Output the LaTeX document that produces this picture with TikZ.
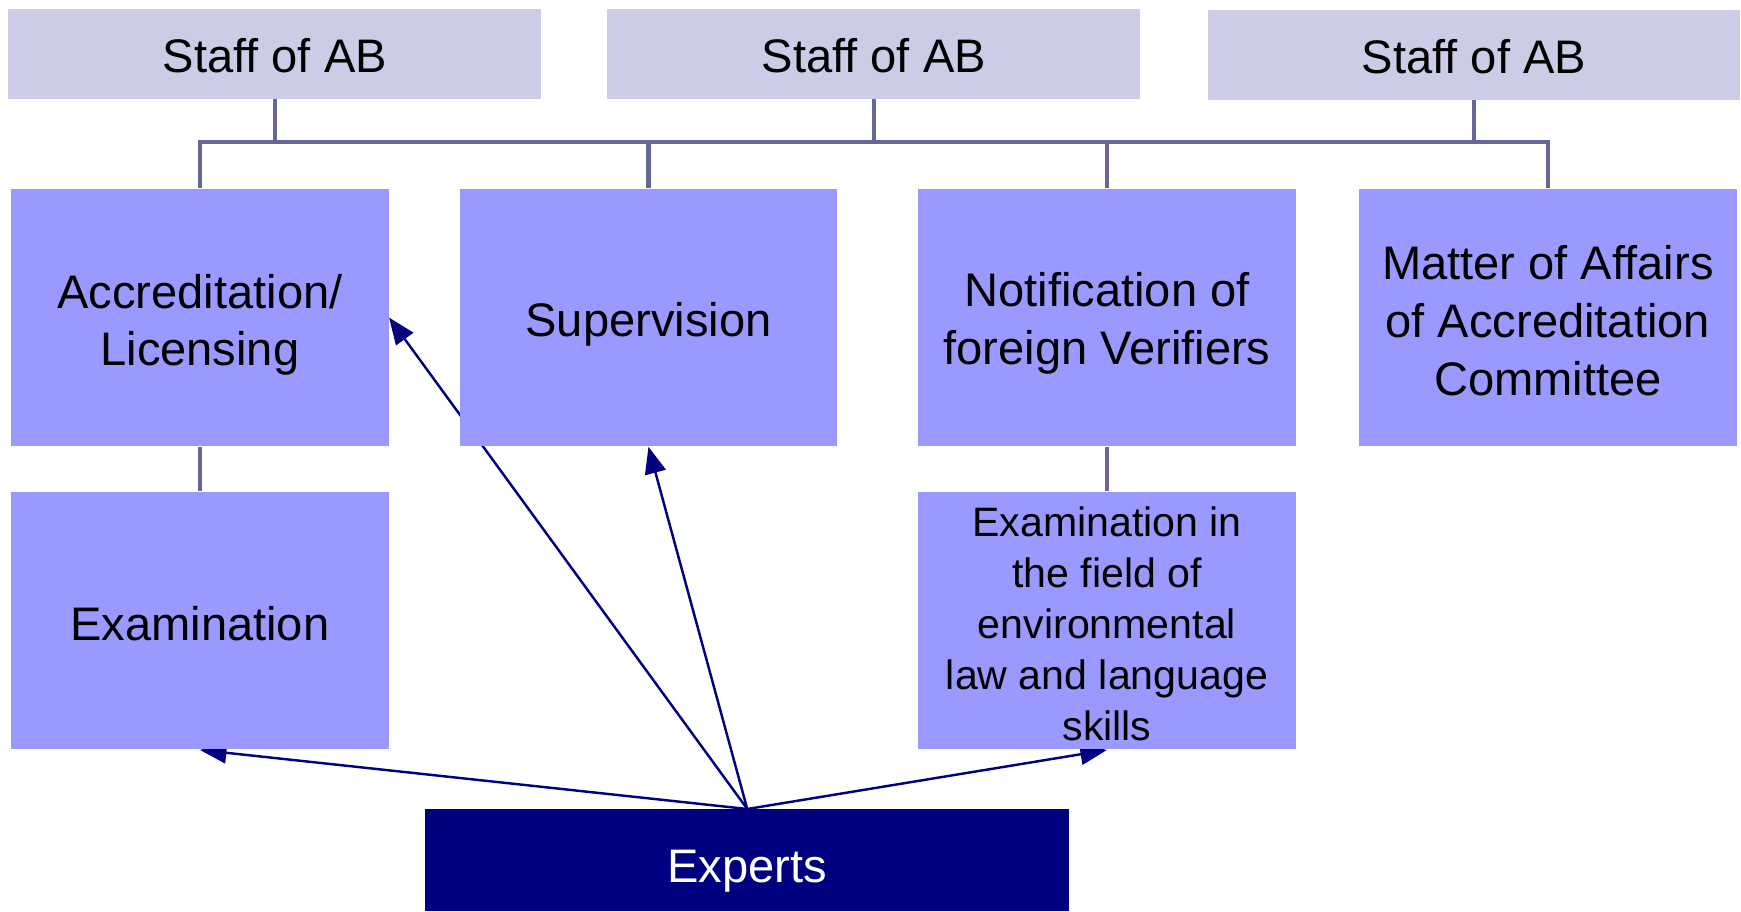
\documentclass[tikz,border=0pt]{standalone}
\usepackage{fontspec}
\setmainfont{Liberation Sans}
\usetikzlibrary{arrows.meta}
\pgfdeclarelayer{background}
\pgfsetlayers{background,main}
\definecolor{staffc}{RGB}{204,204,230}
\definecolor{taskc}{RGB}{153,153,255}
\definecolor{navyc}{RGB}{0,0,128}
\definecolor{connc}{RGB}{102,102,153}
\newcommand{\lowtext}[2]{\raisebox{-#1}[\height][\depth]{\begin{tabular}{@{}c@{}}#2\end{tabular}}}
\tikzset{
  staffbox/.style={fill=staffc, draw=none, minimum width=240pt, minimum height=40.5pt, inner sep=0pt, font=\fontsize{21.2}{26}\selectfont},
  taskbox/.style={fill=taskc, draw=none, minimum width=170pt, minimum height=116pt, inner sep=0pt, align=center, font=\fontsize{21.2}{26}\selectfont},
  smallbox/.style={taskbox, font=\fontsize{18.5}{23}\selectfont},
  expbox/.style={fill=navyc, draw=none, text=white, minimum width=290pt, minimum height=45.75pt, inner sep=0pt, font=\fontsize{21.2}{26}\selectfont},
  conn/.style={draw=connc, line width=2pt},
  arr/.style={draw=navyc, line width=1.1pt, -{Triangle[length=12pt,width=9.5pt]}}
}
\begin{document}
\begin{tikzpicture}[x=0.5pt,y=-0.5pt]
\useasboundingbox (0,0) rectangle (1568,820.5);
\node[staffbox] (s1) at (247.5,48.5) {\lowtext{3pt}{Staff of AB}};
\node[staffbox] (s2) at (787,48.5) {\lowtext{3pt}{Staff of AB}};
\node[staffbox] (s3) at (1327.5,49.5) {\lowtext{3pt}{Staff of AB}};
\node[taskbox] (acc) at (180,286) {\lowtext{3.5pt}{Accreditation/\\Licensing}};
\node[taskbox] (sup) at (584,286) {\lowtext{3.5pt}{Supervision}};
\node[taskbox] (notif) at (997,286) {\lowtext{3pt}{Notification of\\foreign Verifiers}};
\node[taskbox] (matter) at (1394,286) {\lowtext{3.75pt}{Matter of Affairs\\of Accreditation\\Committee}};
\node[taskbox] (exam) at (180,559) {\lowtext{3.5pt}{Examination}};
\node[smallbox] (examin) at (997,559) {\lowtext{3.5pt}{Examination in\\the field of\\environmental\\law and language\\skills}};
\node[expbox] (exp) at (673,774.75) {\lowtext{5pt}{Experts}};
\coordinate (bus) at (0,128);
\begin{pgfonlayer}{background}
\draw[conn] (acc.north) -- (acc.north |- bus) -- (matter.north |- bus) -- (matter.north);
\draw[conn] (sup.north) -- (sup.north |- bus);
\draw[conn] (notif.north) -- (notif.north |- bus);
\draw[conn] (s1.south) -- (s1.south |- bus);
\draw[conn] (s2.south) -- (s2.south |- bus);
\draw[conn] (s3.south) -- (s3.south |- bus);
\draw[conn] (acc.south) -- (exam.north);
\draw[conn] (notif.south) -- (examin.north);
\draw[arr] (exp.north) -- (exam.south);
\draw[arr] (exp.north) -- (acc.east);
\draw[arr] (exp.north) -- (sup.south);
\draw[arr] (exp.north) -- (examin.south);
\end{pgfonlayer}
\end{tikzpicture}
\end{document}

------------------------

Aim:
Without the pictures, copy the material exactly as given.

Response:
Output the LaTeX document that produces this picture with TikZ.
\documentclass[tikz,border=0pt]{standalone}
\usepackage{fontspec}
\setmainfont{Liberation Sans}
\usetikzlibrary{arrows.meta}
\pgfdeclarelayer{background}
\pgfsetlayers{background,main}
\definecolor{staffc}{RGB}{204,204,230}
\definecolor{taskc}{RGB}{153,153,255}
\definecolor{navyc}{RGB}{0,0,128}
\definecolor{connc}{RGB}{102,102,153}
\newcommand{\lowtext}[2]{\raisebox{-#1}[\height][\depth]{\begin{tabular}{@{}c@{}}#2\end{tabular}}}
\tikzset{
  staffbox/.style={fill=staffc, draw=none, minimum width=240pt, minimum height=40.5pt, inner sep=0pt, font=\fontsize{21.2}{26}\selectfont},
  taskbox/.style={fill=taskc, draw=none, minimum width=170pt, minimum height=116pt, inner sep=0pt, align=center, font=\fontsize{21.2}{26}\selectfont},
  smallbox/.style={taskbox, font=\fontsize{18.5}{23}\selectfont},
  expbox/.style={fill=navyc, draw=none, text=white, minimum width=290pt, minimum height=45.75pt, inner sep=0pt, font=\fontsize{21.2}{26}\selectfont},
  conn/.style={draw=connc, line width=2pt},
  arr/.style={draw=navyc, line width=1.1pt, -{Triangle[length=12pt,width=9.5pt]}}
}
\begin{document}
\begin{tikzpicture}[x=0.5pt,y=-0.5pt]
\useasboundingbox (0,0) rectangle (1568,820.5);
\node[staffbox] (s1) at (247.5,48.5) {\lowtext{3pt}{Staff of AB}};
\node[staffbox] (s2) at (787,48.5) {\lowtext{3pt}{Staff of AB}};
\node[staffbox] (s3) at (1327.5,49.5) {\lowtext{3pt}{Staff of AB}};
\node[taskbox] (acc) at (180,286) {\lowtext{3.5pt}{Accreditation/\\Licensing}};
\node[taskbox] (sup) at (584,286) {\lowtext{3.5pt}{Supervision}};
\node[taskbox] (notif) at (997,286) {\lowtext{3pt}{Notification of\\foreign Verifiers}};
\node[taskbox] (matter) at (1394,286) {\lowtext{3.75pt}{Matter of Affairs\\of Accreditation\\Committee}};
\node[taskbox] (exam) at (180,559) {\lowtext{3.5pt}{Examination}};
\node[smallbox] (examin) at (997,559) {\lowtext{3.5pt}{Examination in\\the field of\\environmental\\law and language\\skills}};
\node[expbox] (exp) at (673,774.75) {\lowtext{5pt}{Experts}};
\coordinate (bus) at (0,128);
\begin{pgfonlayer}{background}
\draw[conn] (acc.north) -- (acc.north |- bus) -- (matter.north |- bus) -- (matter.north);
\draw[conn] (sup.north) -- (sup.north |- bus);
\draw[conn] (notif.north) -- (notif.north |- bus);
\draw[conn] (s1.south) -- (s1.south |- bus);
\draw[conn] (s2.south) -- (s2.south |- bus);
\draw[conn] (s3.south) -- (s3.south |- bus);
\draw[conn] (acc.south) -- (exam.north);
\draw[conn] (notif.south) -- (examin.north);
\draw[arr] (exp.north) -- (exam.south);
\draw[arr] (exp.north) -- (acc.east);
\draw[arr] (exp.north) -- (sup.south);
\draw[arr] (exp.north) -- (examin.south);
\end{pgfonlayer}
\end{tikzpicture}
\end{document}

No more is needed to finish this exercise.